The vegetables and fruit are harvested early in the day from the fields and greenhouses and brought in to be chilled, rinsed and packed.  Maintaining the cold chain is important for keeping the produce fresh.  Once you pick up your CSA share, getting the share home and produce prepped and refrigerated is key to its longevity.  If your greens have gone a bit limp before getting to prep them, trim the ends and let the greens soak in a bowl or sink of very cold water.  They will perk right back up. 

Planning a little prep time and having a process when you get home with your share can make this quick and easy.  Have your refrigerator organized so you have space to store the produce. 

Unpack your share and deal with the greens first.  Greens have the shortest shelf life, especially if not prepped that night and they take up the most amount of space when they are raw. 

Fill a bowl with cold water in your sink to rinse the greens and change out the water as needed.  Lay all the greens out.  Separate the leaves on head lettuce, rinse and put through the salad spinner.  Broccoli raab, tatsoi, boc choi and arugula, cut into pieces, rinse and spin.  For kale, collards and swiss chard, strip the leaves off the stems, rinse and spin dry.  If you choose to use the chard stems, clean them and store them refrigerated in a glass of water.  Greens like the cold and they also like some moisture.  Once spun dry, wrapping them in a paper towel then place in a plastic bag or lining a storage container with a paper towel will keep them crunchy.  Depending on how long the greens are being stored, the paper towel may need to be replaced.

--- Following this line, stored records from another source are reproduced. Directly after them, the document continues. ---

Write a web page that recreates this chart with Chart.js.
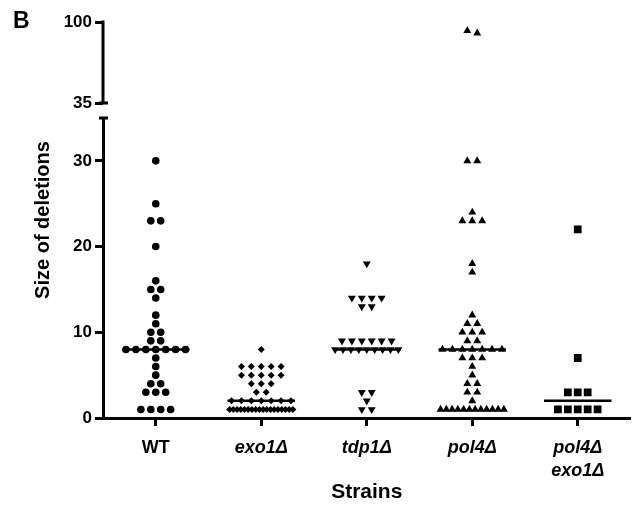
<!DOCTYPE html>
<html>
<head>
<meta charset="utf-8">
<script src="https://cdn.jsdelivr.net/npm/chart.js@4/dist/chart.umd.min.js"></script>
<style>
  body { margin: 0; background: #fff; }
  #wrap { width: 636px; height: 505px; }
</style>
</head>
<body>
<div id="wrap"><canvas id="grafica"></canvas></div>
<script>
// categorias (eje X)
const strains = ['WT', 'exo1Δ', 'tdp1Δ', 'pol4Δ', ['pol4Δ', 'exo1Δ']];

// tamaños de deleción
const wt = [30, 25, 23, 23, 20, 16, 15, 15, 14, 12, 11, 10, 10, 9, 9,
  8, 8, 8, 8, 8, 8, 8, 7, 6, 5, 4, 4, 3, 3, 3, 1, 1, 1, 1];
const exo1 = [8, 6, 6, 6, 6, 6, 5, 5, 5, 5, 5, 4, 4, 4, 3, 3,
  2, 2, 2, 2, 2, 2, 2, 1, 1, 1, 1, 1, 1, 1, 1, 1, 1, 1, 1, 1, 1, 1, 1, 1, 1];
const tdp1 = [18, 14, 14, 14, 14, 13, 13, 9, 9, 9, 9, 9, 9,
  8, 8, 8, 8, 8, 8, 8, 8, 8, 3, 3, 2, 1, 1];
const pol4 = [93, 91, 30, 30, 24, 23, 23, 23, 18, 17, 12, 11, 11, 10, 10, 10, 9, 9,
  8, 8, 8, 8, 8, 8, 8, 7, 7, 7, 6, 5, 4, 4, 3, 3, 2,
  1, 1, 1, 1, 1, 1, 1, 1, 1, 1, 1, 1];
const pol4exo1 = [22, 7, 3, 3, 3, 1, 1, 1, 1, 1];

const medians = [8, 2, 8, 8, 2];

// ticks del eje Y (tramo bajo y tramo alto)
const lowTicks = [0, 10, 20, 30];
const highTicks = [35, 100];
const breakAt = 35;

const groups = [wt, exo1, tdp1, pol4, pol4exo1];
const markers = [
  { style: 'circle', radius: 3.8, rotation: 0 },
  { style: 'rectRot', radius: 3.5, rotation: 0 },
  { style: 'triangle', radius: 4.6, rotation: 180 },
  { style: 'triangle', radius: 4.6, rotation: 0 },
  { style: 'rect', radius: 5.5, rotation: 0 }
];

// en el tramo alto la escala es más comprimida: se agrupan valores cercanos
const binOf = v => v > breakAt ? 'h' + Math.floor(v / 10) : v;

// reparte horizontalmente los puntos con el mismo valor
function spread(values, index) {
  let counts = {}, seen = {};
  values.forEach(v => counts[binOf(v)] = (counts[binOf(v)] || 0) + 1);
  return values.map(v => {
    let b = binOf(v);
    let n = counts[b];
    let k = seen[b] = (seen[b] === undefined ? 0 : seen[b] + 1);
    let step = n > 1 ? Math.min(0.094, 0.6 / (n - 1)) : 0;
    return { x: index + (k - (n - 1) / 2) * step, y: v };
  });
}

let datasets = [];
medians.forEach((m, i) => {
  datasets.push({
    type: 'line',
    data: [{ x: i - 0.32, y: m }, { x: i + 0.32, y: m }],
    yAxisID: 'yLow',
    borderColor: '#000',
    borderWidth: 2.5,
    pointRadius: 0,
    order: 0
  });
});
groups.forEach((vals, i) => {
  let pts = spread(vals, i);
  let mk = markers[i];
  let base = {
    type: 'scatter',
    pointStyle: mk.style,
    pointRadius: mk.radius,
    pointRotation: mk.rotation,
    backgroundColor: '#000',
    borderColor: '#000',
    borderWidth: 0,
    order: 1
  };
  datasets.push(Object.assign({}, base, { data: pts.filter(p => p.y <= breakAt), yAxisID: 'yLow' }));
  let high = pts.filter(p => p.y > breakAt);
  if (high.length) datasets.push(Object.assign({}, base, { data: high, yAxisID: 'yHigh' }));
});

const FONT = '"Liberation Sans", Arial, Helvetica, sans-serif';

const axisBreak = {
  id: 'axisBreak',
  afterDraw(chart) {
    const { ctx, chartArea, scales } = chart;
    const hi = scales.yHigh, lo = scales.yLow;
    const x = chartArea.left;
    ctx.save();
    ctx.strokeStyle = '#000';
    ctx.lineWidth = 3;
    ctx.beginPath();
    ctx.moveTo(x, hi.getPixelForValue(highTicks[1]) - 1.5);
    ctx.lineTo(x, hi.getPixelForValue(breakAt));
    ctx.moveTo(x - 4, hi.getPixelForValue(breakAt));
    ctx.lineTo(x + 5, hi.getPixelForValue(breakAt));
    ctx.moveTo(x - 4, lo.getPixelForValue(breakAt));
    ctx.lineTo(x + 5, lo.getPixelForValue(breakAt));
    ctx.stroke();

    ctx.fillStyle = '#000';
    ctx.font = 'bold 20px ' + FONT;
    ctx.textAlign = 'center';
    ctx.textBaseline = 'middle';
    ctx.save();
    ctx.translate(43, (chartArea.top + chartArea.bottom) / 2);
    ctx.rotate(-Math.PI / 2);
    ctx.fillText('Size of deletions', 0, 0);
    ctx.restore();

    ctx.font = 'bold 23px ' + FONT;
    ctx.textAlign = 'left';
    ctx.textBaseline = 'alphabetic';
    ctx.fillText('B', 13, 28);
    ctx.restore();
  }
};

const tickGrid = {
  drawOnChartArea: false,
  drawTicks: true,
  tickLength: 8,
  tickWidth: 3,
  tickColor: '#000'
};

let ctx = document.getElementById('grafica').getContext('2d');
let grafica = new Chart(ctx, {
  type: 'scatter',
  data: { datasets: datasets },
  plugins: [axisBreak],
  options: {
    responsive: true,
    maintainAspectRatio: false,
    animation: false,
    devicePixelRatio: 1,
    layout: { padding: { top: 22, right: 0, bottom: 0, left: 0 } },
    plugins: { legend: { display: false }, tooltip: { enabled: false } },
    scales: {
      x: {
        type: 'linear',
        min: -0.5,
        max: 4.5,
        afterBuildTicks: s => { s.ticks = strains.map((c, i) => ({ value: i })); },
        afterFit: s => { s.height = 87; },
        ticks: {
          callback: v => strains[v],
          color: '#000',
          padding: 10,
          font: c => ({ family: FONT, size: 18, weight: 'bold', lineHeight: 1.3,
            style: c.index === 0 ? 'normal' : 'italic' })
        },
        grid: tickGrid,
        border: { display: true, color: '#000', width: 3 },
        title: {
          display: true,
          text: 'Strains',
          color: '#000',
          font: { family: FONT, size: 21, weight: 'bold' },
          padding: { top: 0, bottom: 0 }
        }
      },
      yLow: {
        type: 'linear',
        position: 'left',
        stack: 'y',
        stackWeight: 300,
        min: 0,
        max: breakAt,
        afterBuildTicks: s => { s.ticks = lowTicks.map(v => ({ value: v })); },
        afterFit: s => { s.width = 103; },
        ticks: { color: '#000', padding: 3, font: { family: FONT, size: 17, weight: 'bold' } },
        grid: tickGrid,
        border: { display: true, color: '#000', width: 3 }
      },
      yHigh: {
        type: 'linear',
        position: 'left',
        stack: 'y',
        stackWeight: 96,
        min: 23,
        max: 100,
        afterBuildTicks: s => { s.ticks = highTicks.map(v => ({ value: v })); },
        afterFit: s => { s.width = 103; },
        ticks: { color: '#000', padding: 3, font: { family: FONT, size: 17, weight: 'bold' } },
        grid: tickGrid,
        border: { display: false }
      }
    }
  }
});
</script>
</body>
</html>
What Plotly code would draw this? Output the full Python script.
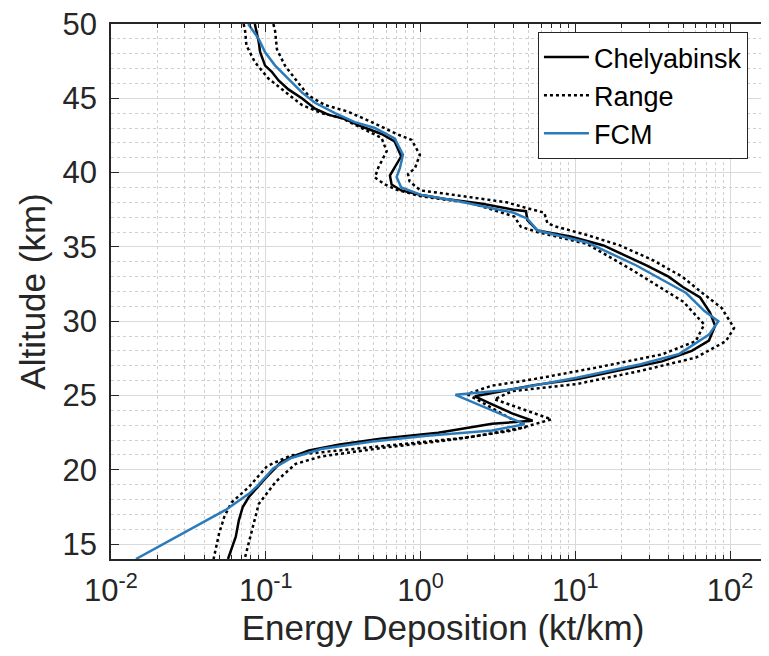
import plotly.graph_objects as go

# Chelyabinsk energy deposition curve (altitude km, kt/km)
chel_alt = [50.0, 48.8, 48.1, 47.2, 46.8, 46.2, 45.6, 45.0, 44.3, 43.9, 43.6, 43.1,
            42.6, 42.1, 41.1, 40.3, 39.8, 39.2, 38.8, 38.5, 38.2, 37.9, 37.5, 37.4,
            36.8, 36.1, 35.7, 35.1, 34.4, 33.75, 33.0, 32.3, 31.6, 30.6, 29.7, 28.7,
            28.0, 27.3, 26.7, 26.1, 25.7, 25.2, 24.95, 24.4, 23.8, 23.3, 23.1, 22.5,
            22.1, 21.7, 21.3, 20.9, 20.5, 19.4, 18.2, 17.5, 16.6, 15.5, 14.3, 14.0]
chel_val = [0.085, 0.090, 0.092, 0.099, 0.109, 0.121, 0.140, 0.171, 0.208, 0.253, 0.325, 0.416,
            0.56, 0.68, 0.75, 0.68, 0.634, 0.65, 0.75, 1.01, 1.5, 2.5, 4.0, 4.8,
            4.9, 5.7, 9.3, 15.2, 21.3, 28.8, 40.0, 49.5, 64.0, 74.0, 80.0, 73.0,
            56.5, 36.3, 19.3, 10.2, 5.4, 2.9, 2.24, 2.9, 3.9, 5.3, 2.9, 1.3,
            0.55, 0.30, 0.19, 0.15, 0.125, 0.099, 0.078, 0.071, 0.067, 0.064, 0.058, 0.057]

# Range: upper and lower bounds
hi_alt = [50.0, 49.5, 48.3, 47.2, 46.3, 45.2, 44.55, 44.1, 43.4, 42.55, 42.2, 41.2,
          40.3, 39.9, 39.4, 38.8, 38.6, 38.0, 37.6, 37.3, 36.6, 36.4, 35.8, 35.1,
          34.1, 33.0, 31.8, 30.9, 29.55, 28.66, 27.55, 26.66, 25.77, 25.3, 24.75, 23.4,
          22.65, 22.0, 21.5, 20.9, 20.4, 19.2, 17.7, 16.85, 15.5, 14.0]
hi_val = [0.112, 0.115, 0.118, 0.133, 0.155, 0.188, 0.241, 0.34, 0.483, 0.718, 0.875, 0.99,
          0.92, 0.83, 0.85, 1.0, 1.4, 3.6, 4.9, 6.3, 6.6, 7.3, 11.9, 19.4,
          31.8, 49.0, 68.0, 88.0, 106.0, 94.0, 60.0, 26.4, 10.2, 3.94, 3.0, 7.0,
          3.94, 1.53, 0.59, 0.228, 0.156, 0.116, 0.090, 0.086, 0.080, 0.073]

lo_alt = [50.0, 49.5, 48.55, 47.44, 46.33, 45.44, 44.55, 44.0, 43.67, 43.0, 42.33, 41.44,
          40.33, 39.67, 39.2, 38.85, 38.4, 37.95, 37.05, 36.36, 36.0, 35.2, 33.4, 31.3,
          29.78, 28.66, 27.77, 26.9, 26.1, 25.66, 25.1, 22.87, 22.2, 21.76, 21.3, 20.98,
          20.25, 18.86, 17.8, 16.85, 15.75, 14.3, 14.0]
lo_val = [0.072, 0.0736, 0.075, 0.085, 0.104, 0.133, 0.171, 0.23, 0.309, 0.416, 0.56, 0.604,
          0.533, 0.507, 0.589, 0.70, 1.01, 2.12, 4.03, 4.44, 5.68, 11.9, 23.7, 50.0,
          68.0, 60.0, 36.3, 14.0, 5.4, 2.88, 2.0, 4.78, 2.1, 0.81, 0.31, 0.146,
          0.102, 0.078, 0.060, 0.054, 0.050, 0.047, 0.046]

# FCM model curve
fcm_alt = [50.0, 49.0, 48.1, 47.2, 46.3, 45.4, 44.7, 44.0, 43.4, 43.0, 42.3, 41.2,
           40.3, 39.7, 39.0, 38.5, 38.1, 37.3, 36.9, 36.1, 35.3, 33.75, 31.9, 30.7,
           30.0, 29.1, 27.8, 27.1, 26.2, 25.4, 25.05, 23.07, 22.65, 22.3, 21.9, 21.4,
           20.8, 20.1, 18.9, 18.4, 17.3, 15.6, 14.0]
fcm_val = [0.077, 0.090, 0.099, 0.115, 0.140, 0.171, 0.208, 0.28, 0.376, 0.507, 0.68, 0.77,
           0.735, 0.70, 0.75, 1.01, 1.7, 4.0, 4.9, 5.7, 11.9, 24.8, 52.0, 68.0,
           84.0, 73.0, 47.0, 26.4, 10.2, 3.9, 1.68, 4.7, 2.9, 1.1, 0.49, 0.228,
           0.146, 0.112, 0.088, 0.078, 0.055, 0.028, 0.0145]

x_ticks = [0.01, 0.1, 1, 10, 100]
x_ticktext = ["10<sup>-2</sup>", "10<sup>-1</sup>", "10<sup>0</sup>", "10<sup>1</sup>", "10<sup>2</sup>"]
x_minor = [m * d for d in [0.01, 0.1, 1, 10, 100] for m in range(2, 10)]
y_ticks = [15, 20, 25, 30, 35, 40, 45, 50]

FONT = "Liberation Sans, Arial, sans-serif"
AXIS_COLOR = "#262626"
BLUE = "#2B7BBA"

fig = go.Figure()

fig.add_trace(go.Scatter(
    x=chel_val, y=chel_alt, mode="lines", name="Chelyabinsk",
    line=dict(color="black", width=2.5),
))
fig.add_trace(go.Scatter(
    x=hi_val, y=hi_alt, mode="lines", name="Range",
    line=dict(color="black", width=2.5, dash="dot"),
))
fig.add_trace(go.Scatter(
    x=lo_val, y=lo_alt, mode="lines", name="Range", showlegend=False,
    line=dict(color="black", width=2.5, dash="dot"),
))
fig.add_trace(go.Scatter(
    x=fcm_val, y=fcm_alt, mode="lines", name="FCM",
    line=dict(color=BLUE, width=2.5),
))

fig.update_layout(
    width=769, height=656,
    paper_bgcolor="white", plot_bgcolor="white",
    font=dict(family=FONT, color=AXIS_COLOR, size=31),
    margin=dict(l=103, r=2, t=16, b=105),
    xaxis=dict(
        type="log", range=[-2, 2.29], automargin=False,
        tickvals=x_ticks, ticktext=x_ticktext,
        tickfont=dict(size=31, color=AXIS_COLOR),
        ticks="inside", ticklen=8, tickcolor=AXIS_COLOR, ticklabelstandoff=3,
        ticklabeloverflow="allow",
        showline=True, linecolor=AXIS_COLOR, linewidth=1.5, mirror="allticks",
        showgrid=True, gridcolor="#d9d9d9", gridwidth=1,
        zeroline=False,
        minor=dict(tickvals=x_minor, ticks="inside", ticklen=4, tickcolor=AXIS_COLOR,
                   showgrid=True, gridcolor="#cfcfcf", griddash="dot", gridwidth=1),
        title=dict(text="Energy Deposition (kt/km)", font=dict(size=35, color=AXIS_COLOR),
                   standoff=6),
    ),
    yaxis=dict(
        range=[14, 50], tickvals=y_ticks, automargin=False,
        tickfont=dict(size=31, color=AXIS_COLOR),
        ticks="inside", ticklen=8, tickcolor=AXIS_COLOR, ticklabelstandoff=6,
        ticklabeloverflow="allow",
        showline=True, linecolor=AXIS_COLOR, linewidth=1.5, mirror="allticks",
        showgrid=True, gridcolor="#d9d9d9", gridwidth=1,
        zeroline=False,
        minor=dict(dtick=1, ticks="", showgrid=True, gridcolor="#cfcfcf",
                   griddash="dot", gridwidth=1),
        title=dict(text="Altitude (km)", font=dict(size=35, color=AXIS_COLOR), standoff=6),
    ),
    legend=dict(
        x=0.643, y=0.985, xanchor="left", yanchor="top",
        bgcolor="white", bordercolor=AXIS_COLOR, borderwidth=1,
        font=dict(size=27, color="black"),
        itemwidth=45, tracegroupgap=0,
    ),
)

fig.write_html("out.html")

Herbs do well when stored in a similar manner or in a glass filled with water with a storage bag tented over the glass.  Keep the glass in the refrigerator door.  This keepts the herbs chilled but not too cold.  Basil is the exception, it does not like the cold of the refrigerator.  Store basil in a glass on the windowsill and use soon.  Herbs should be used or preserved week to week whether they are dried, chopped and frozen in olive oil or made into a compound butter and frozen. 

If you are going away and still have greens to use or you want to stock your freezer, blanche and freeze your greens!    Boil a large pot of water.  Have a bowl of very cold water in your sink and have you salad spinner and some freezer bags ready.  Drop your prepped green in the pot of boiling water.  Once the water returns to a boil, time 2 minutes for most greens, 3 minutes for collards.  When time is up scoop the greens out, plunge in the ice water to cool down.  Once cool, spin them to remove the excess water and pack into freezer bags, remove any air pockets and freeze.  Lettuce is the only green this does not work well with. 

What greens to use first?
With proper storage many greens will last the week. The most tender greens such as lettuce, arugula and spinach should be used first. Follow that by broccoli rabe, tatsoi, boc choi, and swiss chard. The most robust greens being spigariello and kale will store the longest when prepped properly.
Luckily the most tender greens are fantastic for quick weeknight cooking. Lettuce for salads cold or warm. Arugula mixed in salads, grain or noodle bowls, frittatas, and for topping flat breads with lots of garlic, cheese and veggies. Spinach goes with everything! Boc choi and tatsoi are tasty in a quick stir fry which can then work its way into a noodle or grain bowl at any time during the week. Broccoli rabe sauteed with onions and garlic then simmered in tomato sauce is tasty!

The investment in prep time will leave you with fresh greens to use all week.